[Start of DATA SHOWN]
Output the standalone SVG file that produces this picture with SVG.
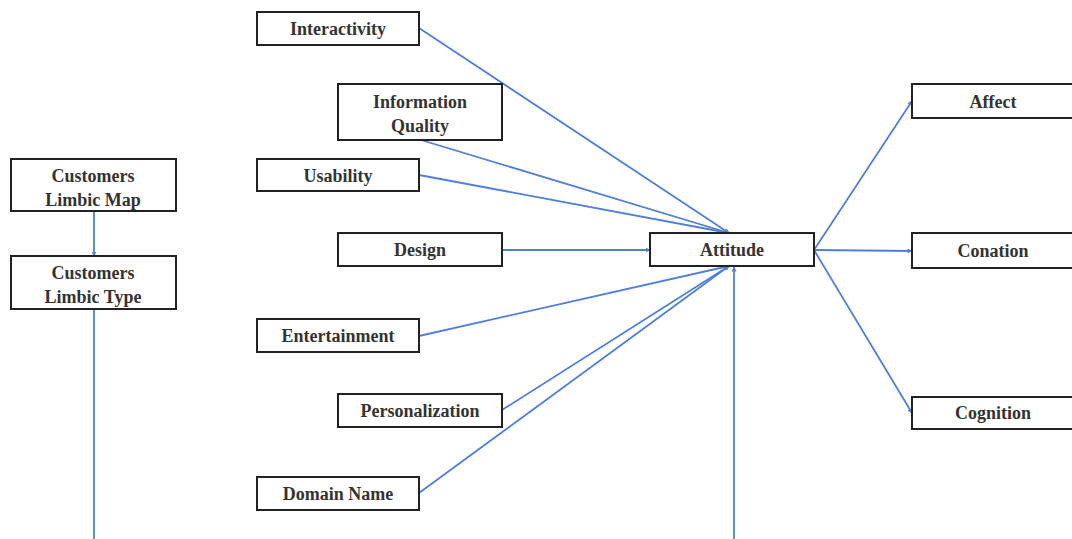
<svg xmlns="http://www.w3.org/2000/svg" width="1072" height="539" viewBox="0 0 1072 539">
<style>
.box{fill:#fff;stroke:#222;stroke-width:2}
.t{font-family:"Liberation Serif","Times New Roman",serif;font-size:18px;font-weight:bold;fill:#333;text-anchor:middle}
.c{stroke:#4f7fd6;stroke-width:1.8;fill:none}
</style>
<defs>
<marker id="a" viewBox="0 0 10 10" refX="9" refY="5" markerWidth="5" markerHeight="5" orient="auto" markerUnits="userSpaceOnUse"><path d="M0,0 L10,5 L0,10 z" fill="#4f7fd6"/></marker>
</defs>
<rect width="1072" height="539" fill="#fff"/>
<g id="connectors">
<line class="c" x1="94" y1="211" x2="94" y2="256" marker-end="url(#a)"/>
<line class="c" x1="94" y1="309" x2="94" y2="539"/>
<line class="c" x1="419" y1="28" x2="729" y2="233" marker-end="url(#a)"/>
<line class="c" x1="421" y1="140" x2="729" y2="233" marker-end="url(#a)"/>
<line class="c" x1="419" y1="175" x2="729" y2="233" marker-end="url(#a)"/>
<line class="c" x1="502" y1="250" x2="650" y2="250" marker-end="url(#a)"/>
<line class="c" x1="419" y1="336" x2="729" y2="266" marker-end="url(#a)"/>
<line class="c" x1="502" y1="410" x2="729" y2="266" marker-end="url(#a)"/>
<line class="c" x1="419" y1="493" x2="729" y2="266" marker-end="url(#a)"/>
<line class="c" x1="734" y1="539" x2="734" y2="267" marker-end="url(#a)"/>
<line class="c" x1="814" y1="250" x2="912" y2="101" marker-end="url(#a)"/>
<line class="c" x1="814" y1="250" x2="912" y2="251" marker-end="url(#a)"/>
<line class="c" x1="814" y1="250" x2="912" y2="413" marker-end="url(#a)"/>
</g>
<g id="limbic-map"><rect class="box" x="11" y="159" width="165" height="52"/><text class="t" x="93" y="182">Customers</text><text class="t" x="93" y="206">Limbic Map</text></g>
<g id="limbic-type"><rect class="box" x="11" y="256" width="165" height="53"/><text class="t" x="93" y="279">Customers</text><text class="t" x="93" y="303">Limbic Type</text></g>
<g id="interactivity"><rect class="box" x="257" y="12" width="162" height="33"/><text class="t" x="338" y="35">Interactivity</text></g>
<g id="information-quality"><rect class="box" x="338" y="84" width="164" height="56"/><text class="t" x="420" y="108">Information</text><text class="t" x="420" y="132">Quality</text></g>
<g id="usability"><rect class="box" x="257" y="159" width="162" height="32"/><text class="t" x="338" y="182">Usability</text></g>
<g id="design"><rect class="box" x="338" y="233" width="164" height="33"/><text class="t" x="420" y="256">Design</text></g>
<g id="entertainment"><rect class="box" x="257" y="319" width="162" height="33"/><text class="t" x="338" y="342">Entertainment</text></g>
<g id="personalization"><rect class="box" x="338" y="394" width="164" height="33"/><text class="t" x="420" y="417">Personalization</text></g>
<g id="domain-name"><rect class="box" x="257" y="477" width="162" height="33"/><text class="t" x="338" y="500">Domain Name</text></g>
<g id="attitude"><rect class="box" x="650" y="233" width="164" height="33"/><text class="t" x="732" y="256">Attitude</text></g>
<g id="affect"><rect class="box" x="912" y="84" width="170" height="34"/><text class="t" x="993" y="108">Affect</text></g>
<g id="conation"><rect class="box" x="912" y="233" width="170" height="35"/><text class="t" x="993" y="257">Conation</text></g>
<g id="cognition"><rect class="box" x="912" y="397" width="170" height="32"/><text class="t" x="993" y="419">Cognition</text></g>
</svg>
[End of DATA SHOWN]
Word for word, quote the lines above. Omit the pictures.

→ OUTPUT OF THE EXERCISE:
Output the standalone SVG file that produces this picture with SVG.
<svg xmlns="http://www.w3.org/2000/svg" width="1072" height="539" viewBox="0 0 1072 539">
<style>
.box{fill:#fff;stroke:#222;stroke-width:2}
.t{font-family:"Liberation Serif","Times New Roman",serif;font-size:18px;font-weight:bold;fill:#333;text-anchor:middle}
.c{stroke:#4f7fd6;stroke-width:1.8;fill:none}
</style>
<defs>
<marker id="a" viewBox="0 0 10 10" refX="9" refY="5" markerWidth="5" markerHeight="5" orient="auto" markerUnits="userSpaceOnUse"><path d="M0,0 L10,5 L0,10 z" fill="#4f7fd6"/></marker>
</defs>
<rect width="1072" height="539" fill="#fff"/>
<g id="connectors">
<line class="c" x1="94" y1="211" x2="94" y2="256" marker-end="url(#a)"/>
<line class="c" x1="94" y1="309" x2="94" y2="539"/>
<line class="c" x1="419" y1="28" x2="729" y2="233" marker-end="url(#a)"/>
<line class="c" x1="421" y1="140" x2="729" y2="233" marker-end="url(#a)"/>
<line class="c" x1="419" y1="175" x2="729" y2="233" marker-end="url(#a)"/>
<line class="c" x1="502" y1="250" x2="650" y2="250" marker-end="url(#a)"/>
<line class="c" x1="419" y1="336" x2="729" y2="266" marker-end="url(#a)"/>
<line class="c" x1="502" y1="410" x2="729" y2="266" marker-end="url(#a)"/>
<line class="c" x1="419" y1="493" x2="729" y2="266" marker-end="url(#a)"/>
<line class="c" x1="734" y1="539" x2="734" y2="267" marker-end="url(#a)"/>
<line class="c" x1="814" y1="250" x2="912" y2="101" marker-end="url(#a)"/>
<line class="c" x1="814" y1="250" x2="912" y2="251" marker-end="url(#a)"/>
<line class="c" x1="814" y1="250" x2="912" y2="413" marker-end="url(#a)"/>
</g>
<g id="limbic-map"><rect class="box" x="11" y="159" width="165" height="52"/><text class="t" x="93" y="182">Customers</text><text class="t" x="93" y="206">Limbic Map</text></g>
<g id="limbic-type"><rect class="box" x="11" y="256" width="165" height="53"/><text class="t" x="93" y="279">Customers</text><text class="t" x="93" y="303">Limbic Type</text></g>
<g id="interactivity"><rect class="box" x="257" y="12" width="162" height="33"/><text class="t" x="338" y="35">Interactivity</text></g>
<g id="information-quality"><rect class="box" x="338" y="84" width="164" height="56"/><text class="t" x="420" y="108">Information</text><text class="t" x="420" y="132">Quality</text></g>
<g id="usability"><rect class="box" x="257" y="159" width="162" height="32"/><text class="t" x="338" y="182">Usability</text></g>
<g id="design"><rect class="box" x="338" y="233" width="164" height="33"/><text class="t" x="420" y="256">Design</text></g>
<g id="entertainment"><rect class="box" x="257" y="319" width="162" height="33"/><text class="t" x="338" y="342">Entertainment</text></g>
<g id="personalization"><rect class="box" x="338" y="394" width="164" height="33"/><text class="t" x="420" y="417">Personalization</text></g>
<g id="domain-name"><rect class="box" x="257" y="477" width="162" height="33"/><text class="t" x="338" y="500">Domain Name</text></g>
<g id="attitude"><rect class="box" x="650" y="233" width="164" height="33"/><text class="t" x="732" y="256">Attitude</text></g>
<g id="affect"><rect class="box" x="912" y="84" width="170" height="34"/><text class="t" x="993" y="108">Affect</text></g>
<g id="conation"><rect class="box" x="912" y="233" width="170" height="35"/><text class="t" x="993" y="257">Conation</text></g>
<g id="cognition"><rect class="box" x="912" y="397" width="170" height="32"/><text class="t" x="993" y="419">Cognition</text></g>
</svg>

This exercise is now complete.